The Court of Appeal went on to conclude that the contract price is merely evidence (and nothing more) of what two parties (at a particular time) regarded as the fair and reasonable value of the work. Evidence of the contract price will thus be weighed against other evidence, including costs incurred in undertaking the work. The Court regarded the correct approach for the assessment of a quantum meruit claim is to "ascertain the fair and reasonable value of the work performed".
The Court also concluded that a calculation of a reasonable value of the work does not preclude an amount for profits and overheads. It reasoned that "the inclusion of a margin for profit and overhead means that the calculation approximates the replacement cost of the works" because replacement costs would include another builder's margin for profit and overheads.

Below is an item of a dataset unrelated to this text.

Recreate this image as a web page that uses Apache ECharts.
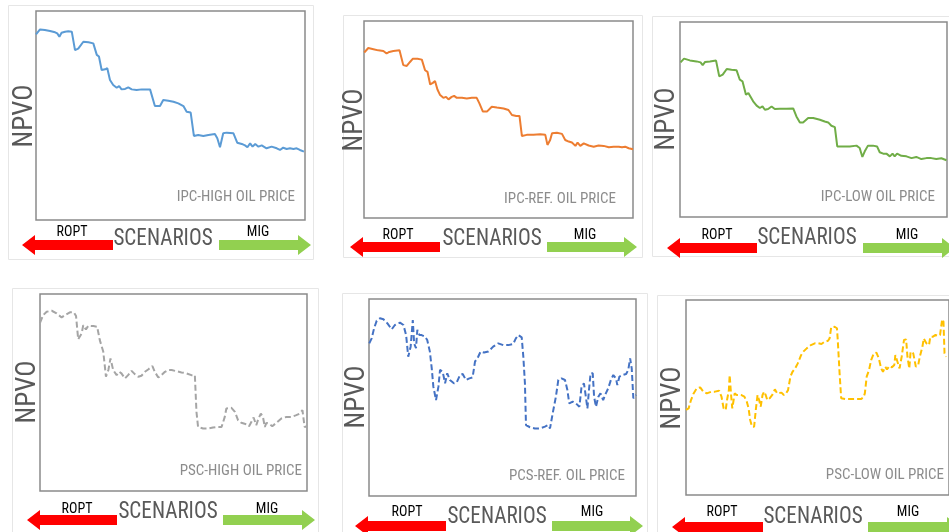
<!DOCTYPE html>
<html>
<head>
<meta charset="utf-8">
<script src="https://cdn.jsdelivr.net/npm/echarts@6/dist/echarts.min.js"></script>
<style>html,body{margin:0;padding:0;background:#fff}#c{width:949px;height:532px}</style>
</head>
<body>
<div id="c"></div>
<script>
// ---- DATA (scenario index 0-100, NPVO relative value 0-100) ----
var panelTitles = ["IPC-HIGH OIL PRICE","IPC-REF. OIL PRICE","IPC-LOW OIL PRICE","PSC-HIGH OIL PRICE","PCS-REF. OIL PRICE","PSC-LOW OIL PRICE"];
var yAxisName = "NPVO";
var xAxisName = "SCENARIOS";
var leftArrowLabel = "ROPT";
var rightArrowLabel = "MIG";

var scen1 = [0,1.5,3.3,5.2,7.1,7.9,8.7,9.5,10.8,12.0,13.3,14.5,15.7,17.6,19.5,21.3,22.6,23.4,24.4,25.7,26.5,27.5,28.7,30.0,30.9,31.8,33.1,34.3,35.6,37.4,39.3,41.1,42.4,44.2,46.1,47.3,49.2,51.1,52.9,54.8,56.0,57.5,58.7,60.3,62.2,64.1,66.5,67.4,68.4,69.6,70.9,73.4,74.8,76.5,77.7,78.6,79.6,80.5,81.5,82.7,83.9,85.7,87.6,89.5,90.7,91.9,93.2,94.4,95.7,96.9,98.1,99.6];
var npvo1 = [88.8,91.2,90.9,90.4,89.8,89.3,87.7,89.6,90.1,90.3,90.1,81.3,82.0,85.3,85.0,84.5,79.0,78.2,71.8,72.1,72.6,67.0,64.6,63.3,64.1,62.5,62.7,63.5,62.5,62.2,62.5,62.5,62.5,54.5,54.5,57.4,57.1,56.6,55.8,54.5,51.8,51.4,40.2,40.7,40.2,40.7,41.1,39.1,34.8,41.5,41.8,41.5,37.0,36.4,35.7,34.8,36.7,35.1,36.4,35.1,35.7,34.3,35.1,34.3,33.5,34.6,34.0,34.3,34.0,34.3,33.5,32.7];

var scen2 = [0.1,1.6,3.5,5.3,7.2,8.4,9.4,10.9,13.2,14.6,15.9,17.1,18.1,19.9,21.5,22.7,23.6,24.6,25.6,26.4,27.3,28.3,29.5,30.5,31.4,32.6,33.5,34.5,36.4,38.2,40.1,41.9,42.9,44.2,45.7,47.5,49.4,51.9,53.7,55.0,56.6,57.8,58.7,60.5,63.0,65.5,67.4,68.2,69.2,69.9,71.7,73.6,74.8,76.1,77.3,78.6,79.4,80.4,81.7,83.5,85.4,87.2,89.1,91.0,92.8,94.7,95.9,97.1,98.4,100];
var npvo2 = [84.0,86.3,85.7,85.1,84.8,83.5,84.3,84.8,85.1,77.6,77.2,79.2,80.8,80.8,80.4,75.0,74.2,67.8,68.6,69.5,65.2,62.4,61.0,61.5,60.2,61.5,62.0,61.0,61.0,60.7,61.0,61.0,58.2,54.0,54.0,56.5,56.1,55.6,54.8,52.3,51.8,51.8,41.6,42.2,42.2,42.5,42.2,37.1,39.6,43.0,43.3,42.7,39.6,38.8,38.3,36.6,38.3,36.6,37.9,36.8,36.2,36.8,36.6,35.9,36.2,36.2,35.9,36.2,35.4,34.9];

var scen3 = [0.2,1.5,3.7,6.2,7.7,8.5,9.4,11.2,13.5,14.7,16.0,17.5,19.3,21.2,22.4,23.4,24.7,25.6,26.2,27.4,28.7,29.9,30.9,31.8,33.0,34.3,35.5,37.4,39.9,42.4,43.6,44.9,46.1,48.0,49.9,52.4,54.2,55.5,56.7,58.0,58.9,61.1,63.6,66.1,67.3,68.3,69.2,70.4,72.3,73.8,74.8,76.1,77.3,78.6,79.6,80.4,81.3,82.9,84.8,86.7,88.5,90.4,92.3,94.1,96.0,97.9,99.8];
var npvo3 = [79.3,81.2,80.3,79.8,79.3,77.9,79.5,79.8,80.2,72.1,73.0,75.9,75.5,75.2,70.4,69.6,62.7,63.6,64.4,59.3,57.1,55.9,56.7,55.0,55.4,56.7,55.4,55.5,55.5,55.7,51.6,48.5,48.5,50.8,50.8,49.9,49.0,48.5,46.8,46.1,36.2,36.2,36.2,36.6,35.4,30.8,33.7,36.6,36.6,36.2,33.2,32.5,32.5,31.1,32.5,31.1,32.5,31.4,31.1,30.2,30.8,29.7,30.2,30.2,29.7,30.1,29.1];

var scen4 = [0,1.2,2.5,4.4,6.2,8.1,9.4,11.2,12.7,13.5,14.3,15.6,16.2,17.2,18.1,20.0,21.4,22.4,23.7,24.7,25.6,26.4,27.4,28.7,29.7,30.5,31.8,33.0,34.3,35.5,36.8,38.0,39.3,40.5,42.1,43.0,44.3,45.5,46.8,48.0,49.3,51.1,53.0,54.9,56.7,58.0,58.6,59.2,61.1,63.0,64.8,66.7,68.0,69.2,69.8,71.7,73.0,74.2,75.4,77.3,78.3,79.2,80.0,81.0,81.7,82.7,83.5,84.2,84.8,85.8,87.0,88.5,90.4,92.3,94.1,96.0,97.3,98.3,99.1,100];
var npvo4 = [85.4,89.3,91.0,91.5,90.2,88.1,89.3,90.7,90.7,88.8,77.0,80.0,84.2,82.0,83.9,83.7,83.4,76.6,70.7,58.0,61.4,67.3,61.4,58.8,60.5,59.7,57.1,58.8,61.0,59.3,58.0,58.5,60.5,61.7,63.4,60.5,57.6,58.8,60.5,61.4,61.4,60.8,60.2,59.7,58.8,58.8,40.2,32.5,31.7,31.7,32.2,32.5,32.5,37.6,41.9,42.2,40.2,35.9,34.6,33.9,32.9,35.1,37.3,33.4,36.3,39.3,37.6,32.5,34.6,34.2,32.9,34.6,36.8,37.6,37.6,38.5,39.3,41.0,32.5,32.9];

var scen5 = [0.1,1.0,1.9,2.9,4.1,5.4,6.9,8.5,9.7,11.6,12.9,13.9,14.7,15.6,16.4,16.9,17.6,18.1,18.9,19.7,21.0,21.8,22.8,23.5,24.1,25.1,26.0,26.6,27.6,28.5,29.3,30.3,31.0,31.8,32.8,34.1,35.1,36.3,37.6,38.8,39.7,40.9,41.8,43.1,44.7,46.5,48.4,50.3,52.2,54.0,55.0,55.9,57.2,57.8,58.4,58.8,60.3,62.1,64.0,65.9,67.1,67.8,68.8,70.0,70.9,72.1,73.4,74.3,75.0,76.3,77.5,78.8,79.6,80.5,81.3,81.8,82.5,83.0,83.8,84.3,85.0,85.9,86.7,87.7,88.7,89.6,90.6,91.5,92.5,93.0,93.8,95.0,96.3,97.1,97.8,98.4,99.0,100];
var npvo5 = [77.5,80.0,85.1,89.0,90.2,89.7,87.6,84.6,86.8,88.0,86.8,81.7,70.7,75.8,89.3,77.5,75.0,84.3,81.7,81.7,80.9,79.2,73.3,64.8,55.5,48.7,55.5,64.0,63.1,57.2,62.3,58.9,58.0,57.2,57.5,61.4,61.9,58.9,59.7,60.2,68.2,70.7,73.3,72.8,73.3,75.8,77.5,76.6,76.6,77.2,80.0,81.7,80.5,70.7,57.2,36.0,34.9,34.3,34.3,35.2,36.0,34.3,42.0,50.4,58.9,59.7,58.9,53.8,47.0,47.9,47.0,45.3,55.5,57.2,49.6,44.5,55.5,62.3,62.3,50.4,45.3,50.4,52.1,48.7,52.1,54.7,58.9,61.4,59.7,56.3,60.6,61.4,61.9,64.0,69.9,64.8,49.6,51.3];

var scen6 = [0,1.0,1.9,2.9,4.1,5.4,6.6,7.9,9.7,11.0,12.6,13.5,14.3,15.1,15.6,16.3,16.6,17.2,17.6,18.5,19.3,20.9,22.2,23.1,23.8,24.4,25.1,25.9,26.6,27.2,27.8,28.4,29.1,29.7,30.3,30.9,31.8,32.8,33.8,34.7,35.3,36.3,37.2,38.0,38.8,39.7,40.5,41.5,42.5,43.0,43.8,44.6,45.9,47.5,49.0,50.3,51.5,52.7,54.0,54.6,55.2,56.5,57.4,57.7,58.4,59.0,60.8,62.7,65.2,66.5,67.5,68.0,68.7,69.6,70.4,71.4,72.4,73.3,74.2,74.9,75.8,76.4,77.4,78.3,79.2,79.6,80.2,81.2,82.0,82.9,83.7,84.2,84.9,85.4,86.4,87.4,88.3,88.9,89.9,90.4,91.4,92.4,92.9,93.9,94.9,95.8,96.6,97.4,97.9,98.3,98.9];
var npvo6 = [43.6,44.4,48.7,52.1,54.7,55.2,53.0,52.1,53.0,53.0,53.5,50.4,44.4,43.6,48.7,53.8,61.5,50.4,44.4,52.1,51.3,51.3,50.4,47.9,44.4,38.5,35.0,35.0,44.4,51.3,48.7,45.3,51.3,53.0,51.3,48.7,49.6,51.3,54.2,52.1,51.3,52.5,51.3,52.1,53.8,60.7,63.2,64.9,67.5,68.4,71.8,73.5,75.2,76.9,77.8,77.8,77.4,78.6,79.1,80.3,86.0,86.3,85.5,79.5,62.4,49.6,49.2,49.2,49.2,49.2,50.1,52.1,60.7,64.1,69.2,72.6,73.0,70.1,64.9,63.2,65.8,64.4,66.2,65.5,66.7,71.8,72.6,64.9,70.9,79.5,79.8,70.9,64.9,73.5,72.6,65.8,66.7,70.9,76.1,80.3,77.8,76.9,81.2,81.2,82.1,81.5,82.1,90.1,88.9,72.6,70.9];

var seriesX = [scen1, scen2, scen3, scen4, scen5, scen6];
var seriesY = [npvo1, npvo2, npvo3, npvo4, npvo5, npvo6];

// ---- STYLES / LAYOUT ----
var lineColors = ['#5B9BD5','#ED7D31','#70AD47','#A5A5A5','#4472C4','#FFC000'];
var dashed = [false,false,false,true,true,true];
var layout = [
  {box:[36,11,269,209], frame:[8,5,305,254], npvo:[25,116], title:[295,197], ropt:[72,232], scen:[163,239], mig:[258,232], red:[22,113,245], green:[219,311,245]},
  {box:[364,21,269,197], frame:[343,15,299,242], npvo:[355,120], title:[616,199], ropt:[398,235], scen:[492,239], mig:[585,235], red:[350,440,247], green:[547,637,247]},
  {box:[680,22,267,195], frame:[652,16,310,240], npvo:[667,119], title:[935,197], ropt:[717,235], scen:[807,238], mig:[907,235], red:[667,757,248], green:[863,955,248]},
  {box:[40,294,267,197], frame:[12,288,306,260], npvo:[28,392], title:[302,471], ropt:[77,509], scen:[168,512], mig:[267,509], red:[27,117,520], green:[223,315,520]},
  {box:[369,299,267,197], frame:[342,293,305,260], npvo:[357,397], title:[625,476], ropt:[407,512], scen:[497,517], mig:[592,512], red:[355,446,526], green:[552,643,526]},
  {box:[686,300,267,195], frame:[657,295,310,260], npvo:[673,398], title:[944,475], ropt:[722,512], scen:[813,517], mig:[908,512], red:[672,763,527], green:[868,960,527]}
];
var NARROW = '"Liberation Sans Narrow","Arial Narrow","Roboto Condensed","Liberation Sans",sans-serif';

function leftArrow(a){var x0=a[0],x1=a[1],y=a[2];return [[x0,y],[x0+13,y-10],[x0+13,y-5],[x1,y-5],[x1,y+5],[x0+13,y+5],[x0+13,y+10]];}
function rightArrow(a){var x0=a[0],x1=a[1],y=a[2];return [[x1,y],[x1-13,y-10],[x1-13,y-5],[x0,y-5],[x0,y+5],[x1-13,y+5],[x1-13,y+10]];}

var grids=[], xAxes=[], yAxes=[], series=[], graphics=[];
layout.forEach(function(L,i){
  graphics.push({type:'rect', z:-10, shape:{x:L.frame[0]+0.5,y:L.frame[1]+0.5,width:L.frame[2],height:L.frame[3]}, style:{fill:'#fff',stroke:'#e6e6e6',lineWidth:1}});
  grids.push({left:L.box[0], top:L.box[1], width:L.box[2], height:L.box[3], show:true, borderColor:'#8a8a8a', borderWidth:1.5, backgroundColor:'transparent', containLabel:false});
  xAxes.push({type:'value', gridIndex:i, min:0, max:100, show:false});
  yAxes.push({type:'value', gridIndex:i, min:0, max:100, show:false});
  var d = seriesX[i].map(function(x,k){return [x, seriesY[i][k]];});
  series.push({type:'line', xAxisIndex:i, yAxisIndex:i, data:d, showSymbol:false, symbol:'none',
    lineStyle:{color:lineColors[i], width:2, type: dashed[i] ? [6,3] : 'solid'}, z:3});
  graphics.push({type:'text', x:L.title[0], y:L.title[1], style:{text:panelTitles[i], fill:'#8c8c8c', font:'15px '+NARROW, align:'right', verticalAlign:'middle'}});
  graphics.push({type:'text', x:L.npvo[0], y:L.npvo[1], rotation:Math.PI/2, style:{text:yAxisName, fill:'#595959', font:'27px '+NARROW, align:'center', verticalAlign:'middle'}});
  graphics.push({type:'text', x:L.scen[0], y:L.scen[1], scaleX:0.92, style:{text:xAxisName, fill:'#595959', font:'23px '+NARROW, align:'center', verticalAlign:'middle'}});
  graphics.push({type:'text', x:L.ropt[0], y:L.ropt[1], style:{text:leftArrowLabel, fill:'#000', font:'14px '+NARROW, align:'center', verticalAlign:'middle'}});
  graphics.push({type:'text', x:L.mig[0], y:L.mig[1], style:{text:rightArrowLabel, fill:'#000', font:'14px '+NARROW, align:'center', verticalAlign:'middle'}});
  graphics.push({type:'polygon', shape:{points:leftArrow(L.red)}, style:{fill:'#FF0000'}});
  graphics.push({type:'polygon', shape:{points:rightArrow(L.green)}, style:{fill:'#92D050'}});
});

var chart = echarts.init(document.getElementById('c'), null, {renderer:'canvas'});
chart.setOption({
  animation:false,
  backgroundColor:'#fff',
  grid:grids, xAxis:xAxes, yAxis:yAxes, series:series,
  graphic:{elements:graphics}
});
</script>
</body>
</html>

For Kane, this meant that it was entitled to a margin of 10 percent.
Sopov v Kane supports the proposition that if a builder terminates a construction contract following repudiation by an owner, it is entitled to elect sue on the basis of a quantum meruit. That entitles the builder to claim its reasonable actual costs plus a margin for profit and overhead.
At the procurement phase, some owners seek to reduce "repudiation risk" by using contract mechanisms including:
the express exclusion of recovery on a quantum meruit basis where the builder terminates a contract subsequent to a repudiatory act by the owner; or
defining the builder's right to payment as referable to milestones throughout the project as opposed to payment of an "indivisible" contract price, and limiting recovery on quantum meruit commensurate with the contract price "earned" at any point in the project on a pro-rata basis.
These types of provisions seek to exclude an entitlement which otherwise exists at law and very clear contract language is required to achieve that intent.
Commercially, owners often need to weigh the benefits of these types of provisions against the commercial implications. Faced with insistence by an owner to expressly exclude quantum meruit, contractors may seek a risk premium through higher tender prices to compensate for reduced legal entitlements. An owner who decides not to pay such a premium and to bear the risk of quantum meruit must ensure that it implements appropriate risk management processes through the life of the project. In Australia, failure by owners to meticulously administer contracts so that they do not at any stage place themselves in substantial breach amounting to repudiation means they run the very high risk that the owner will be liable to pay the builder's actual costs plus a reasonable margin.